J'ai eu la grande surprise de reconnaître le nouveau propriétaire du restaurant Sport-Jeunesse, en capitaine de gendarmerie. Comme il m'interrogeait par l'intermédiaire d'un interprète, je lui ai dit que je le reconnaissais et qu'il parlait français. L'interprète, d'une voix hésitante a expliqué qu'une bombe était tombée sur une ville japonaise et que le japon était dans une situation... Il hésitait sur le qualificatif à employer. J'ai donc continué à sa place et ai ajouté « critique ». Le capitaine s'est alors levé de sa chaise en hurlant « Non, pas critique ! ». J'ai eu beau jeu de souligner « Voyez que vous parlez français ! ». Il a immédiatement convoqué deux gardes qui m'ont rouée de coups et ramenée dans la chambre.

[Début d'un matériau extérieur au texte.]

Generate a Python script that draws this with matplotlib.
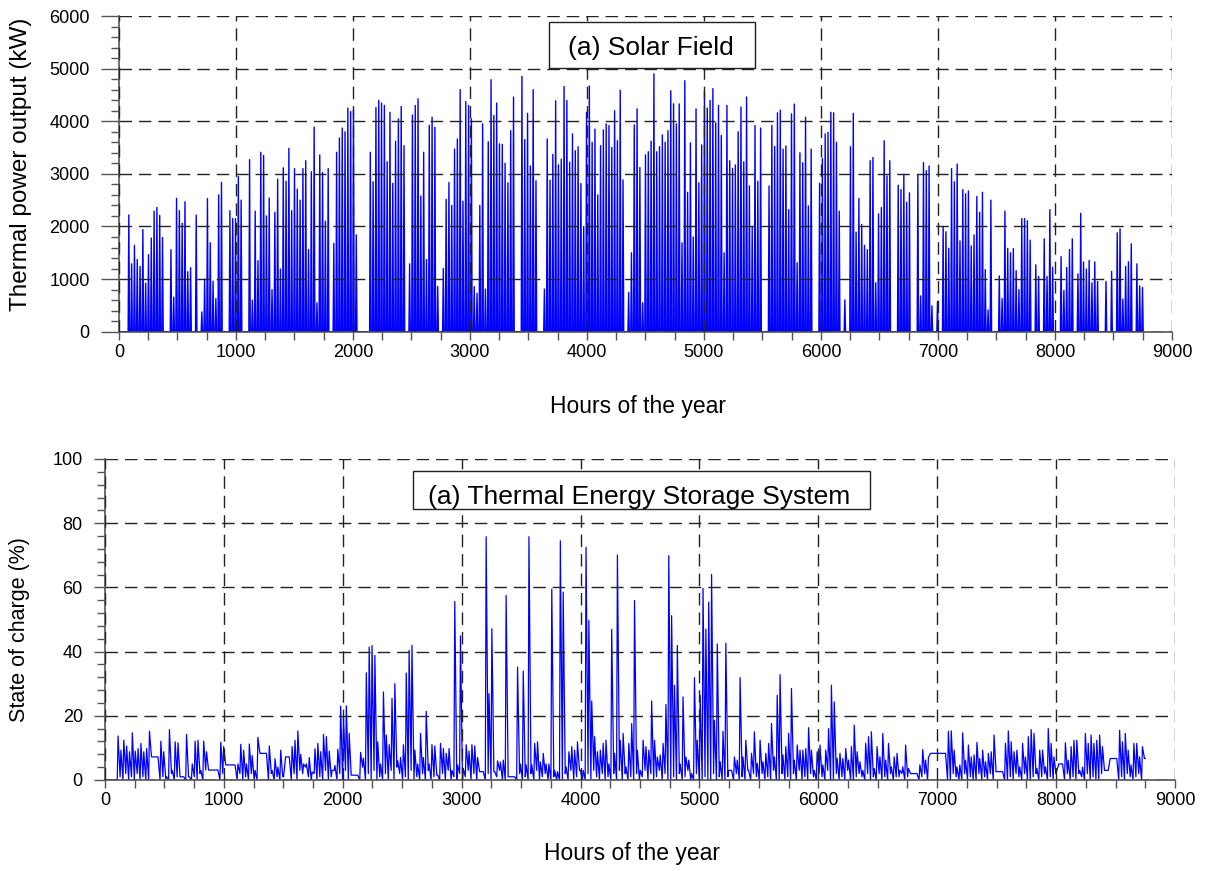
import numpy as np
import matplotlib.pyplot as plt
from matplotlib.ticker import MultipleLocator
from matplotlib.patches import Rectangle

plt.rcParams['font.family'] = ['Liberation Sans', 'DejaVu Sans']

# Pico diario de potencia termica del campo solar (kW), dia 0..364
pico_campo = [
    0, 0, 0, 2220, 1290, 1640, 1370, 1240, 1940, 920,
    1465, 1780, 2290, 2360, 2210, 1790, 0, 0, 1560, 656,
    2535, 2300, 2060, 2470, 1140, 1217, 0, 2217, 0, 376,
    1000, 2530, 1690, 960, 630, 2600, 2840, 0, 0, 2300,
    2150, 2150, 2950, 2500, 0, 0, 3270, 600, 2290, 1350,
    3410, 3350, 2200, 2540, 800, 2270, 2900, 1190, 3115, 2860,
    3485, 2300, 3100, 2707, 2500, 3100, 3250, 1560, 3040, 3890,
    550, 3360, 3025, 2100, 3100, 0, 1680, 3410, 3680, 3870,
    3800, 4250, 4185, 4220, 1840, 0, 0, 0, 0, 3410,
    2850, 4260, 4395, 4345, 4300, 3230, 4170, 2820, 3620, 4045,
    4280, 3535, 0, 1290, 4120, 4300, 4427, 2580, 3410, 1370,
    3920, 4077, 3885, 860, 0, 1200, 2516, 2835, 2400, 3470,
    3663, 4600, 2480, 4375, 4300, 4045, 860, 730, 2400, 3950,
    810, 3610, 4790, 4110, 4345, 3570, 3560, 3200, 2830, 3820,
    4460, 0, 0, 4854, 3650, 4150, 3150, 4600, 2870, 0,
    0, 810, 3663, 2880, 3370, 4390, 3170, 3280, 4660, 4395,
    3220, 3760, 3440, 3516, 2815, 2000, 4170, 4670, 3600, 3850,
    2600, 3535, 3835, 3950, 3920, 3500, 4200, 3630, 4590, 2885,
    0, 745, 1500, 3930, 4236, 3120, 550, 3360, 3420, 3620,
    4900, 3420, 3516, 3740, 3600, 3820, 4580, 4330, 3950, 4330,
    1690, 4770, 2650, 3590, 1800, 4236, 2830, 3550, 4570, 4250,
    4395, 4620, 3970, 4300, 3730, 1500, 4300, 3250, 3100, 3170,
    3800, 4270, 3230, 4460, 2770, 1990, 3920, 2860, 3870, 0,
    0, 2770, 3920, 3520, 4160, 4210, 3470, 3530, 2320, 4140,
    4325, 1310, 3400, 3210, 4077, 2390, 3470, 0, 0, 2820,
    3290, 3760, 3790, 4170, 4160, 3600, 2290, 0, 605, 0,
    3516, 4150, 1890, 2530, 2040, 1640, 1560, 3250, 3310, 930,
    2240, 2360, 3630, 2960, 3250, 0, 0, 2785, 2700, 2990,
    2460, 2640, 0, 0, 2975, 680, 3215, 3060, 3150, 490,
    0, 573, 0, 2000, 1900, 1585, 3100, 2850, 3185, 1726,
    2700, 2620, 2675, 1630, 1840, 2570, 2270, 2650, 1180, 415,
    2500, 0, 0, 1060, 630, 2290, 1585, 1500, 1580, 1160,
    800, 2150, 2150, 2110, 1740, 0, 1270, 1050, 0, 1765,
    1050, 2320, 1225, 0, 0, 1427, 785, 1220, 1560, 1765,
    0, 1100, 2250, 1325, 1190, 1355, 930, 1325, 955, 0,
    0, 955, 0, 1146, 0, 1880, 1955, 620, 1240, 1330,
    1670, 0, 1290, 870, 840,
]

# Estado de carga del almacenamiento (%): maximo diario
soc_max = [
    0, 0, 0, 0, 13.7, 9.3, 12.4, 10.6, 8.8, 14.7,
    9.0, 9.8, 11.4, 8.8, 9.8, 15.2, 7.2, 7.2, 7.2, 12.1,
    8.8, 1, 15.7, 3, 11.9, 11.6, 1, 1, 14.2, 1,
    5, 12.1, 12.4, 3, 12.1, 8.8, 3.1, 3.1, 3.1, 3.1,
    11.8, 10.4, 4.7, 4.7, 4.7, 4.7, 5, 11.1, 9.3, 5,
    11.2, 7.6, 3, 13.3, 8.3, 8.3, 8.3, 10.6, 3, 6.6,
    4, 9.3, 1, 7.2, 7.2, 10.4, 12.4, 15.3, 8, 5,
    5, 7, 2.5, 9.7, 11.4, 8.8, 14.2, 13.5, 9, 3,
    4.5, 9.6, 23, 19.7, 23.1, 14.5, 1.5, 1.5, 1.5, 8.6,
    6.8, 33.4, 41.4, 41.9, 38.8, 11.9, 5, 27.4, 14, 11,
    25.4, 30, 6, 7, 11, 33.3, 40.4, 41.9, 9.3, 5,
    14.5, 7, 21.4, 5, 11, 10.6, 1.5, 11.4, 9.8, 8.3,
    9.8, 3, 55.6, 4.7, 44.9, 3.6, 11, 9, 11, 10.6,
    7, 2.6, 2.6, 75.8, 26.9, 47.1, 2.6, 6, 5.6, 6.2,
    57.5, 1, 1, 1, 35.2, 5, 33.9, 4.7, 75.8, 4.7,
    11.4, 11.9, 5.6, 8.3, 5, 5, 59.5, 3, 2.6, 74.5,
    58.5, 4.1, 8.8, 10.4, 9.3, 11.9, 3, 3, 72.5, 49.7,
    24.6, 13.5, 8.8, 9.3, 11.4, 12.4, 5, 46.9, 8.3, 70.1,
    12.4, 14.5, 4.1, 11.4, 17.6, 55.9, 9.3, 3, 12.4, 10.4,
    9.3, 24.6, 12.4, 7.2, 7.8, 11.4, 23.5, 69.9, 51.2, 29.5,
    41.9, 5, 25.9, 7.2, 6.2, 2, 31.9, 12.4, 26.4, 59.7,
    47, 55.4, 64, 18.6, 42.4, 5.7, 15.2, 42.6, 3, 3,
    7.2, 6.2, 31.9, 7.2, 12.4, 3, 8.3, 15, 5.2, 12.4,
    5.7, 8.3, 11.4, 17.6, 7.2, 26.4, 32.8, 7.8, 10.4, 14.5,
    28.5, 6.2, 10.9, 9.3, 9.3, 9.8, 16.3, 9.3, 3, 8.8,
    10.9, 4.7, 9.3, 16, 29.5, 24.3, 6.7, 8.3, 6.7, 9.8,
    6.2, 10.4, 17.1, 8.8, 5.7, 3, 11.4, 13.5, 15, 3.6,
    10.4, 7.2, 14.5, 6.2, 11.4, 4.1, 7.2, 8.3, 3, 4.1,
    10.9, 3.6, 2, 2, 2, 4.7, 9.5, 6.2, 7, 8.3,
    8.3, 8.3, 8.3, 8.3, 8.3, 15.2, 15.3, 9.3, 4.1, 4.7,
    14.7, 6.2, 10.9, 7.2, 7.8, 11.7, 6.7, 9.3, 5.7, 8.3,
    8.8, 14, 2.6, 2.6, 2.6, 11.4, 15.3, 11.9, 8.8, 9.3,
    4.1, 11.4, 7.2, 13.5, 15.7, 14.5, 3.6, 9.3, 9.3, 4.1,
    16, 11.4, 7.2, 3, 5, 5, 11.6, 6.2, 10.4, 12.4,
    12.4, 3, 4, 14.5, 11.4, 14, 11.4, 12.4, 14, 10.4,
    3, 3, 6.7, 6.7, 6.7, 15.5, 11.9, 14.5, 9.3, 4.7,
    11.4, 11.4, 7.2, 10.4, 6.7,
]

# Estado de carga (%): minimo diario
soc_min = [
    0, 0, 0, 0, 0, 1, 0, 2, 0, 1,
    0, 2, 0, 1, 0, 0, 7.2, 7.2, 7.2, 0,
    1, 0.5, 0, 2, 0, 1, 1, 1, 0, 1,
    0, 1, 0, 2, 0, 3.1, 3.1, 3.1, 3.1, 3.1,
    0, 2, 4.7, 4.7, 4.7, 4.7, 0, 2, 0, 1,
    0, 2, 0, 0, 8.3, 8.3, 8.3, 0, 2, 0,
    1, 0, 1, 7.2, 7.2, 0, 2, 0, 3, 2,
    4, 1, 0, 2, 0, 1, 0, 3, 0, 1,
    3, 0, 2, 0, 3, 0, 1.5, 1.5, 1.5, 0,
    4, 0, 2, 0, 3, 0, 1, 0, 2, 0,
    3, 0, 4, 2, 0, 1, 0, 3, 0, 1,
    0, 2, 0, 3, 0, 1, 1.5, 0, 2, 0,
    3, 0, 1, 0, 2, 0, 1, 3, 0, 2,
    0, 2.6, 2.6, 0, 2, 0, 2.6, 1, 3, 0,
    0, 1, 1, 1, 0, 2, 0, 1, 0, 2,
    0, 3, 0, 1, 2, 0, 0, 1, 0, 0,
    0, 2, 0, 3, 0, 1, 3, 0, 0, 2,
    0, 3, 1, 0, 2, 0, 1, 0, 2, 0,
    3, 0, 2, 0, 1, 0, 2, 0, 1, 3,
    0, 2, 0, 1, 3, 0, 2, 0, 0, 1,
    0, 2, 0, 1, 3, 0, 0, 2, 0, 0,
    1, 0, 0, 2, 0, 1, 0, 0, 1, 3,
    0, 2, 0, 1, 0, 3, 0, 2, 1, 0,
    2, 0, 1, 0, 3, 0, 0, 2, 0, 1,
    0, 2, 0, 3, 0, 1, 0, 2, 1, 0,
    2, 1, 0, 3, 0, 0, 2, 0, 1, 0,
    3, 0, 0, 1, 2, 1, 0, 2, 0, 1,
    0, 2, 0, 1, 0, 2, 0, 1, 1, 2,
    0, 1, 2, 2, 2, 0, 1, 2, 0, 8.3,
    8.3, 8.3, 8.3, 8.3, 8.3, 0, 0, 2, 1, 0,
    0, 2, 0, 1, 0, 0, 2, 0, 1, 0,
    2, 0, 2.6, 2.6, 2.6, 0, 0, 1, 0, 2,
    1, 0, 2, 0, 0, 1, 2, 0, 1, 2,
    0, 1, 0, 2, 5, 5, 0, 2, 0, 1,
    0, 2, 1, 0, 2, 0, 1, 0, 0, 2,
    3, 3, 6.7, 6.7, 6.7, 0, 1, 0, 2, 1,
    0, 1, 2, 0, 6.7,
]

dias = np.arange(len(pico_campo))
hora_dia = dias * 24

fig = plt.figure(figsize=(12.06, 8.71), dpi=100)
ax1 = fig.add_axes([0.09867, 0.61917, 0.87313, 0.36246])
ax2 = fig.add_axes([0.08706, 0.10448, 0.88723, 0.36854])

# Campo solar: cada dia sube al pico y vuelve a cero
x1 = np.column_stack([hora_dia + 6, hora_dia + 12, hora_dia + 18]).ravel()
y1 = np.column_stack([np.zeros(len(dias)), pico_campo, np.zeros(len(dias))]).ravel()
ax1.plot(x1, y1, color='#0000ff', lw=1.0)

# Almacenamiento: minimo y maximo de cada dia
x2 = np.column_stack([hora_dia + 7, hora_dia + 14]).ravel()
y2 = np.column_stack([soc_min, soc_max]).ravel()
ax2.plot(x2, y2, color='#0000ff', lw=0.9)


def estilo(ax, ymax, ymayor, ymenor, largo_y):
    ax.set_xlim(0, 9000)
    ax.set_ylim(0, ymax)
    ax.xaxis.set_major_locator(MultipleLocator(1000))
    ax.xaxis.set_minor_locator(MultipleLocator(250))
    ax.yaxis.set_major_locator(MultipleLocator(ymayor))
    ax.yaxis.set_minor_locator(MultipleLocator(ymenor))
    # la rejilla va por encima de la serie
    ax.set_axisbelow(False)
    ax.grid(True, which='major', color='#222222', lw=1.0, linestyle=(0, (9, 5)))
    for lado in ['top', 'right']:
        ax.spines[lado].set_visible(False)
    for lado in ['left', 'bottom']:
        ax.spines[lado].set_color('#555555')
        ax.spines[lado].set_linewidth(1.2)
    ax.tick_params(axis='x', which='both', direction='out', length=5.5, width=1.0,
                   color='#555555', labelsize=13, pad=3)
    ax.tick_params(axis='y', which='major', direction='out', length=largo_y, width=1.0,
                   color='#555555', labelsize=13, pad=8)
    ax.tick_params(axis='y', which='minor', direction='out', length=6, width=1.0,
                   color='#555555')


estilo(ax1, 6000, 1000, 200, 13)
estilo(ax2, 100, 20, 4, 8)

# Cuadros de titulo
ax1.add_patch(Rectangle((0.4087, 0.834), 0.1949, 0.147, transform=ax1.transAxes,
                        facecolor='white', edgecolor='#222222', lw=1.0, zorder=5))
ax1.text(0.5048, 0.8758, '(a) Solar Field', transform=ax1.transAxes,
         ha='center', va='baseline', fontsize=19, zorder=6)
ax2.add_patch(Rectangle((0.2876, 0.8457), 0.4276, 0.117, transform=ax2.transAxes,
                        facecolor='white', edgecolor='#222222', lw=1.0, zorder=5))
ax2.text(0.4995, 0.861, '(a) Thermal Energy Storage System', transform=ax2.transAxes,
         ha='center', va='baseline', fontsize=19, zorder=6)

# Etiquetas de ejes
fig.text(0.5289, 0.5258, 'Hours of the year', ha='center', va='baseline', fontsize=16.5)
fig.text(0.524, 0.0126, 'Hours of the year', ha='center', va='baseline', fontsize=16.5)
fig.text(0.0174, 0.8117, 'Thermal power output (kW)', rotation=90,
         ha='center', va='center', fontsize=17.5)
fig.text(0.0160, 0.277, 'State of charge (%)', rotation=90,
         ha='center', va='center', fontsize=15.5)

fig.savefig('out.png', dpi=100)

Pendant six mois nous étions donc enfermés comme les autres Français. Il nous arrivait quelquefois de nous rencontrer et les bruits les plus fous circulaient. Comme toutes les personnes qui subissent un enfermement, nous rêvions de liberté, de faire des repas pantagruéliques, de jours meilleurs, etc. De petites querelles éclataient de temps en temps, choses inévitables quand on vit en commun ; cela nous aidait à passer le temps. Heureusement, nous n'avions pas avec nous de personnes âgées. Malgré la peur continuelle qui nous tenaillait, nous avons assez bien supporté les brusqueries et les cris de nos gardes japonais.

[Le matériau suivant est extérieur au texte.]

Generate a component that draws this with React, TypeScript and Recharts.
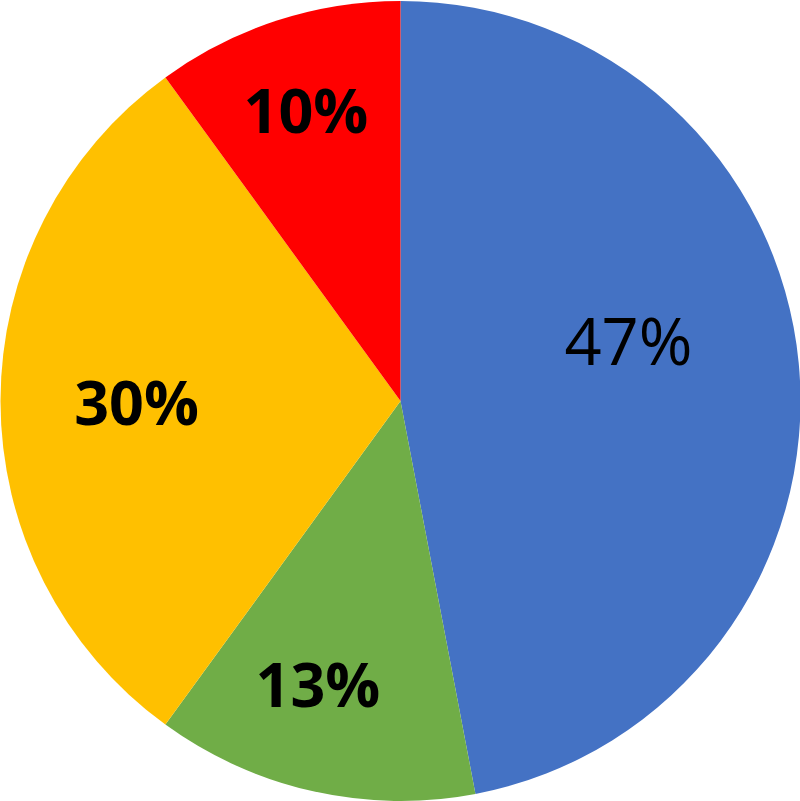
import React from "react";
import { PieChart, Pie, Cell } from "recharts";

const categories = ["A", "B", "C", "D"];
const values = [47, 13, 30, 10];

const COLORS = ["#4472C4", "#70AD47", "#FFC000", "#FF0000"];
const LABEL_WEIGHTS = [400, 700, 700, 700];
const LABEL_SIZES = [65, 61, 61, 61];
// label placement (radius fraction, angle shift in degrees) mimicking best-fit placement
const LABEL_RADIUS = [0.59, 0.735, 0.66, 0.765];
const LABEL_ANGLE_SHIFT = [9.6, -3.7, 0, 0];

const data = categories.map((name, i) => ({ name, value: values[i] }));

const RAD = Math.PI / 180;

const renderLabel = (props: any) => {
  const { cx, cy, midAngle, outerRadius, index, value } = props;
  const r = outerRadius * LABEL_RADIUS[index];
  const a = midAngle + LABEL_ANGLE_SHIFT[index];
  const x = cx + r * Math.cos(-a * RAD);
  const y = cy + r * Math.sin(-a * RAD);
  return (
    <text
      x={x}
      y={y}
      fill="#000"
      textAnchor="middle"
      dominantBaseline="central"
      fontFamily="'Open Sans', sans-serif"
      fontSize={LABEL_SIZES[index]}
      fontWeight={LABEL_WEIGHTS[index]}
    >
      {`${value}%`}
    </text>
  );
};

export default function App() {
  return (
    <div style={{ position: "absolute", left: 0, top: 0, width: 800, height: 801, background: "#fff" }}>
      <PieChart width={800} height={801} margin={{ top: 0, right: 0, bottom: 0, left: 0 }}>
        <Pie
          data={data}
          dataKey="value"
          nameKey="name"
          cx={400.5}
          cy={401}
          outerRadius={400}
          startAngle={90}
          endAngle={-270}
          stroke="none"
          labelLine={false}
          label={renderLabel}
          isAnimationActive={false}
        >
          {data.map((d, i) => (
            <Cell key={d.name} fill={COLORS[i]} />
          ))}
        </Pie>
      </PieChart>
    </div>
  );
}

Nous avons donc été prisonniers jusqu'au 14 septembre 1945. Les Japonais du Laos n'ont pas voulu se rendre fin août, comme l’a fait l'armée japonaise dans le reste de l'Indochine. Et lorsqu'ils se sont enfin rendus, leurs armes ont été immédiatement données aux Viet-Minhs.

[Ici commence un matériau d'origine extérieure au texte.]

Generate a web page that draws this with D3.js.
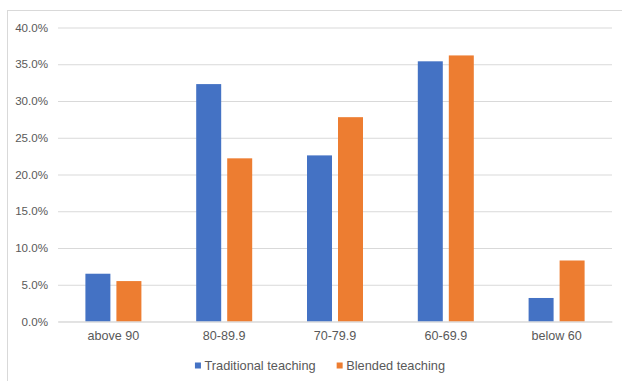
<!DOCTYPE html>
<html>
<head>
<meta charset="utf-8">
<script src="https://cdn.jsdelivr.net/npm/d3@7"></script>
<style>
  html, body { margin: 0; padding: 0; background: #fff; }
  svg { display: block; }
  text { font-family: "Liberation Sans", Arial, sans-serif; fill: #595959; }
</style>
</head>
<body>
<svg id="chart" width="622" height="381"></svg>
<script>
// Score bands and share of students in each band
const categories = ["above 90", "80-89.9", "70-79.9", "60-69.9", "below 60"];
const seriesNames = ["Traditional teaching", "Blended teaching"];
const traditional = [0.065, 0.323, 0.226, 0.354, 0.032];
const blended = [0.055, 0.222, 0.278, 0.362, 0.083];
const yTicks = [0, 0.05, 0.10, 0.15, 0.20, 0.25, 0.30, 0.35, 0.40];
const colors = ["#4472C4", "#ED7D31"];

const seriesValues = [traditional, blended];
const rows = categories.map((c, i) => ({
  category: c,
  values: seriesNames.map((s, j) => ({ series: s, value: seriesValues[j][i], color: colors[j] }))
}));

const svg = d3.select("#chart");

// Outer chart frame
svg.append("rect")
  .attr("x", 7.5).attr("y", 10.5)
  .attr("width", 640).attr("height", 400)
  .attr("fill", "none").attr("stroke", "#d9d9d9").attr("stroke-width", 1);

const plot = { left: 58, right: 612, top: 27.5, bottom: 321.5 };

const x0 = d3.scaleBand().domain(categories).range([plot.left, plot.right]).padding(0);
const half = 28;
const x1 = d3.scaleBand().domain(seriesNames)
  .range([x0.bandwidth() / 2 - half, x0.bandwidth() / 2 + half])
  .paddingInner(0.194).paddingOuter(0);
const y = d3.scaleLinear().domain([0, 0.4]).range([plot.bottom, plot.top]);

// Gridlines and y labels
const yAxis = d3.axisLeft(y)
  .tickValues(yTicks)
  .tickSize(-(plot.right - plot.left))
  .tickPadding(10)
  .tickFormat(d3.format(".1%"));

const gy = svg.append("g")
  .attr("transform", `translate(${plot.left},0)`)
  .call(yAxis);
gy.select(".domain").remove();
gy.selectAll(".tick line").attr("stroke", "#d9d9d9").attr("stroke-width", 1);
gy.selectAll(".tick text")
  .attr("font-size", 11.6)
  .attr("x", -10)
  .style("fill", "#595959");

// Bars
const groups = svg.append("g").selectAll("g")
  .data(rows)
  .join("g")
  .attr("transform", d => `translate(${x0(d.category)},0)`);

groups.selectAll("rect")
  .data(d => d.values)
  .join("rect")
  .attr("x", d => x1(d.series))
  .attr("width", x1.bandwidth())
  .attr("y", d => y(d.value))
  .attr("height", d => y(0) - y(d.value))
  .attr("fill", d => d.color);

// Category axis
const xAxis = d3.axisBottom(x0).tickSize(0).tickPadding(10);
const gx = svg.append("g")
  .attr("transform", `translate(0,${plot.bottom})`)
  .call(xAxis);
gx.select(".domain").attr("stroke", "#d9d9d9");
gx.selectAll(".tick text").attr("font-size", 12.6).style("fill", "#595959");

// Legend
const legend = svg.append("g");
const items = legend.selectAll("g")
  .data(seriesNames.map((s, i) => ({ name: s, color: colors[i] })))
  .join("g");
items.append("rect")
  .attr("width", 6).attr("height", 6)
  .attr("y", -6)
  .attr("fill", d => d.color);
items.append("text")
  .attr("x", 9.5)
  .attr("y", 0)
  .attr("dy", "0.1em")
  .attr("font-size", 12.8)
  .text(d => d.name);

let offset = 0;
const gap = 21;
items.each(function () {
  const g = d3.select(this);
  g.attr("transform", `translate(${offset},0)`);
  offset += 9.5 + g.select("text").node().getComputedTextLength() + gap;
});
const total = offset - gap;
legend.attr("transform", `translate(${320 - total / 2},368.5)`);
</script>
</body>
</html>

Quelques jours après, les hommes rejoignirent leurs femmes ; ils étaient dans un piteux état ! Mais, malgré cela, nous étions tous heureux d'être enfin réunis, sans gardes autour de nous.

Une nuit, nous avons entendu frapper à la porte de la maison. Nous avons eu la surprise de voir deux Anglais dont l'un parlait bien le français. Ils nous dirent qu'ils arrivaient du Siam (Thaïlande) en face de Vientiane. Ils venaient nous prévenir qu'ils viendraient à plusieurs, la nuit suivante, pour nous protéger et nous embarquer dans des sortes de péniches afin de nous faire traverser le Mékong. Nous avons préparé quelques sacs et, la nuit suivante, nous sommes partis sous la protection de plusieurs Anglais bien armés. Nous sommes arrivés aux bateaux arrêtés le long de la berge du Mékong et, sous les yeux ébahis de quelques Vietnamiens et Laotiens que le bruit avait réveillé, nous sommes montés à bord des bateaux. Nous avons alors traversé le Mékong et sommes arrivés à Nong Khay, petite ville siamoise en face de Vientiane.

Quelle joie de retrouver enfin tous nos compatriotes français dans une ancienne école où ils étaient tous réunis. Nous avons été accueillis par le commandant FABRE, le capitaine MORIN (un prêtre), le lieutenant DANEL et deux sous-officiers chiffreurs. Ces cinq militaires français avaient été parachutés pour tenter de former une troupe afin de reprendre la ville de Vientiane. Les Français étaient encore, à ce moment-là, en guerre avec le Siam mais pas les Anglais. Cependant, c'est sous la protection des Anglais installés à Nong Khay que ces événements se sont déroulés.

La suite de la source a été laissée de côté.